After a cold end to winter and a very slow start to spring, thunderstorm season started with a bang the last few days. In particular, a cluster of thunderstorms developed over southeast TX on Tuesday night and proceeded to drop substantial hail (~3.5″ diameter) in Galveston County. The image above shows the lightning density product with the most intense convective cell that produced the large hail. Notice how the color scale does not go high enough to emphasize the intense amount of lightning (cloud-to-ground) with that cell.
The entire event is highlighted in the above animation (30-minute bins to match the 30-minute GOES-13 infrared imagery) as the clusters of thunderstorms over TX transfer energy to the Gulf of Mexico.
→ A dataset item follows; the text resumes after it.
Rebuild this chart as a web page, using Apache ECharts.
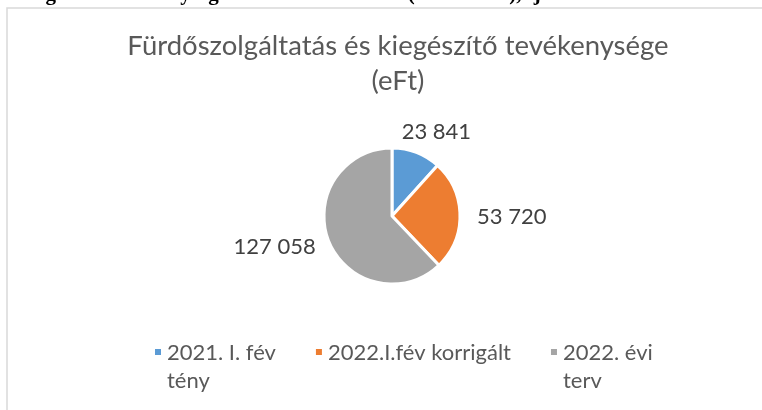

As this new cluster of thunderstorms intensifies, it meets the qualifications to be designated a mesoscale convective complex (MCC) and even included a mid-level mesoscale convective vortex (MCV) that traveled just south of the northern Gulf coast. A wake low formed near the MS/AL coastlines and produced winds that exceeded 50-60 mph in spots. While this was going on, notice how intense (dense) the lightning activity is in the southern portion of the MCC as the complex continually evolves.
Finally, a renegade, elevated supercell thunderstorm formed over old Mexico and paralleled/straddled the Rio Grande River to a point just west of Brownsville. I created the above animation with a 2-minute increment to showcase the short-term evolution of this supercell. . .using lightning!!!
I expect to show off more lightning density cases as we move through severe weather season into hurricane season. One major advantage to having this product in operations at the NCWCP and NHC is that forecasters will be able to monitor the relative strength of convection over maritime and mountainous regions that lack convectional radar coverage. This product coupled with the OTD product (a separate post in the making) will continue to assist forecasters in the Proving Ground!